For employers, the effects are twofold. First, statutory contribution costs can rise where salary structures were previously basic-light. Second, and more pressing operationally, existing salary structures very likely need to be re-examined for compliance with the 50% rule. A structure that was perfectly fine in October 2025 may not align with the new wage definition, and continuing on the old structure carries compliance risk.

There remain some ambiguities about exactly which salary components fall inside or outside the new definition, and the detailed rules continue to settle, so this is an area to watch and to take professional advice on for your specific structures. But the direction is clear and the headline rule — basic plus DA at least 50% of total — is what salary structures now need to be built around.

Deadlines that matter

For both PF and ESI, contributions must be deposited by the 15th of the following month. Miss the PF deadline, and interest is charged from the due date, along with potential damages. ESI follows the same monthly deposit discipline through the ESIC portal. PT deposit timelines are set by each state and vary, which is one more reason multi-state PT needs careful per-state tracking.

These deadlines are unforgiving, and late deposits are one of the most common and entirely avoidable compliance failures in Indian payroll.

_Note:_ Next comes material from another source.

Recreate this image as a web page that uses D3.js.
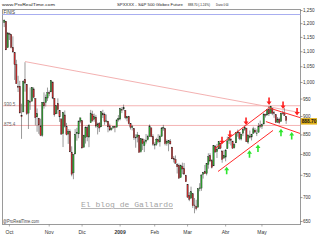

Common mistakes employers make

A handful of errors recur across companies.

Splitting basic into multiple allowance heads to keep PF low — a practice the Supreme Court had already pushed back on, and which the new wage definition now directly targets. Salary structures built this way need fixing.

Understating headcount by excluding contract or daily-wage workers from the coverage count, which can pull an establishment incorrectly below the registration threshold.

Missing the 15th-of-the-month deposit deadline for PF or ESI and incurring interest and damages.

Treating PT as a single national rule rather than configuring it state by state.

Failing to issue a unique UAN to every employee for PF, or not keeping the ECR filings clean.

Not revisiting salary structures after the Labour Codes came into force, leaving the company exposed on the 50% wage definition.

Why a unified payroll system makes this manageable

The reason these three deductions are error-prone is that they each draw on different slices of the salary, governed by different thresholds, with different deposit processes — and on top of that, the Labour Codes have just shifted the wage base they all sit on. PF runs on capped basic plus DA, ESI on gross up to a ceiling, PT on state-specific slabs, and all of them now have to respect the new 50% wage rule. Maintaining this correctly by hand, for every employee, across multiple states, is exactly where mistakes creep in.

When payroll, salary structures, and statutory compliance live on a single database, the contribution engine computes PF, ESI, and PT off the same live salary definition, applies the right ceilings automatically, and adapts the wage base to the Labour Codes rule consistently across the workforce. A salary revision flows into the contribution calculation immediately. A new state of operation gets the correct PT slab configured once and applied thereafter. Because nothing has to be reconciled across separate tools, the statutory numbers stay correct by design. This single-source-of-truth approach is the core of how Helion handles Indian payroll compliance — the deductions are computed from the real, current salary structure rather than a spreadsheet that someone has to remember to update.

For a company growing across states and headcount, that reliability is the difference between payroll being a quiet monthly routine and a recurring source of compliance anxiety.


This guide reflects the position as of 2026, including the four Labour Codes effective from 21 November 2025. Contribution rates, wage ceilings, and the detailed scope of the new wage definition are governed by the applicable statutes and continue to settle, and Professional Tax varies by state. This is general information for employers, not a substitute for advice from a qualified chartered accountant or labour-law professional on your specific structures.